Guillaume Van Keirsbulck (Wanty) posee un diario en su pagina web. No se sabe si por eso del pánico a la hoja en blanco o debido al vértigo que produce la timidez, apenas ha escrito un párrafo sobre sus vicisitudes en el Tour. Tal vez le pudo la emoción, que mezcla mejor con la poesía que con la prosa. Debutante en la Grande Boucle, al belga los apuntes se le quedaron en Alemania. Olvidó la escritura, el diario que no es diario. Así que se despojó de su idea inicial y pegó un posit en la puerta de Mondorf-Les-Bains. Era una nota escueta: Me largo. Au revoir.

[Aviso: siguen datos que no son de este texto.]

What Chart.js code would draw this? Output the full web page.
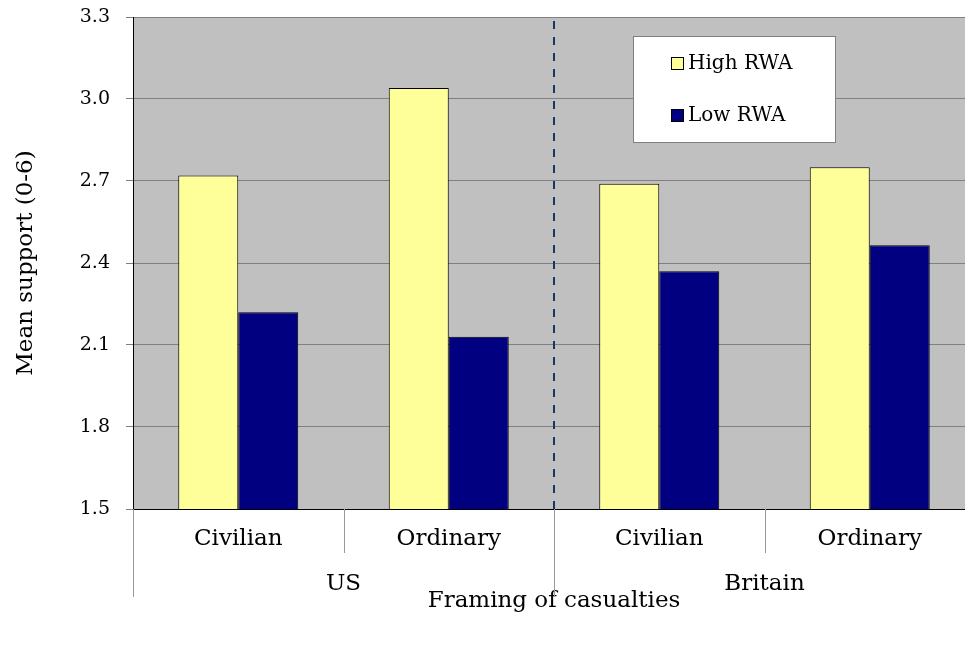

Se colgó el petate al hombro y abrió una ventana que le invitaba a la postal de Vittel. Van Keirsbulck decidió escribir su historia en primera persona, desde el yo. Vivir para contarlo. Golpeó con fuerza y entusiasmo el teclado de las pedaladas. Letra a letra. Todo del tirón. 207 kilómetros. Un Quijote.

Cruzó los brazos sobre el manillar y se metió en el túnel del tiempo. No tardó en elevarse hasta los 13 minutos de renta ante un pelotón hamacado. Enfocado por el sol, Van Keirsbulck era un llanero solitario por una recta magnifica. El pelotón, dedicado a la contemplación, dejó crecer al belga gigantesco: 1,93 metros, 87 kilos. Van Keirsbulck agradeció el gesto con una entrega absoluta. Solo le acompañaba su sombra en una aventura que se desvanecería por pura inercia. La ley de la gravedad del pelotón no contempla el romanticismo ni tan siquiera para el nieto de un campeón del mundo. Su abuelo, Benoni Beheyt fue arcoíris en 1963 en Rosen, Bélgica. Su jardín de infancia fue una bicicleta. Su parque de atracciones, los pedales. Su padre también fue ciclista y su otro abuelo, Willy Van Keirsbulck, fue propietario de un equipo modesto. Él pertenece a uno de ellos, cuya misión es ganar minutos en televisión. Por eso, cuando a poco menos de 20 kilómetros de meta le anularon, miró a cámara y simuló que le cortaron el cuello. La guillotina y Francia siempre han tenido una relación muy estrecha.